Ethanol fuel replacing common gasoline

Ethanol fuel, which was introduced to local consumers in Vietnam last year, is considered as an appropriate replacement for common gasoline as oil and coal mines are gradually being depleted.

People park at a gas station in HCMC for refill. Ethanol fuel was introduced to Vietnamese consumers last year (Photo:Minh Tri)

The new fuel, also known as gasohol E5, comprised of 5 percent ethanol and 95 percent A92 fuel and partly made from ethanol (ethyl alcohol) is a new fuel which is said to save energy, better protect engines, reduce environmental pollution.

Among the first ethanol fuel producers, Dong Xanh Joint Stock Company has built the ethanol plant Dai Tan with an investment of VND600 billion (US$30 million) in the central province of Quang Nam.

Dai Tan’s annual output amounts to 100,000 tons, an equivalent of 125 million liters per year.

“There are 40 gas stations offering gasohol E5 nationwide. We are study on producing gasohol E10, which comprises of 10 percent ethanol,” said Dong Xanh chairman Luu Quang Thai.

“Ethanol fuel is cheaper than other kinds of gas by several hundred dongs a liter. According to my calculation, daily sales of 16 million liters of gasohol E10 helps save VND16 billion ($800,000).

“In addition, cassava refuse left from the ethanol fuel production will be used as bio-fertilizer, which can be offered to cassava farmers at low prices. [Dried cassava is the main material of ethanol production]”

However, experts say sales of ethanol fuel are low compared to other kinds of gasoline’s as local consumers remain cautious about the new fuel.
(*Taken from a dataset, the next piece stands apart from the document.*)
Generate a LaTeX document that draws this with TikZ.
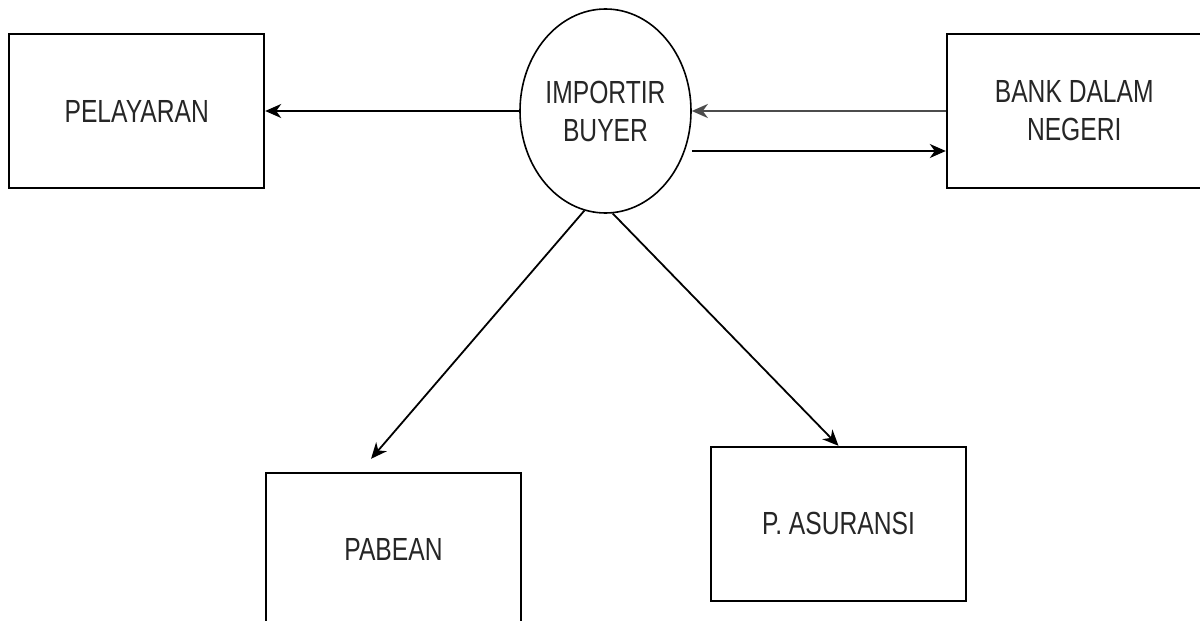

Just a few of companies can afford bio-fuel production, which requires huge investments.

Experts are also concerned on the supply of materials for ethanol fuel plants as flour plants also need cassava.

Thai notices that cassava price was volatile on strong buying from plants and traders. “If the cassava supply from the central and highland regions is unstable, we will import materials,” he said.

Petroleum product importers will be asked to add ethanol (ethyl alcohol) into their fuel, starting next year, according to a project to make bio-fuel use compulsory in Vietnam.
The measure is currently being drafted by the Ministry of Industry and Trade. Vietnam’s Prime Minister approved a project to develop bio-fuel here in 2007.
PV Oil and Petec, both subsidiaries of Vietnam National Oil and Gas Group (PetroVietnam), currently sell gasohol E5 (five percent ethanol and 95 percent of A92 fuel) at 38 stations across the country.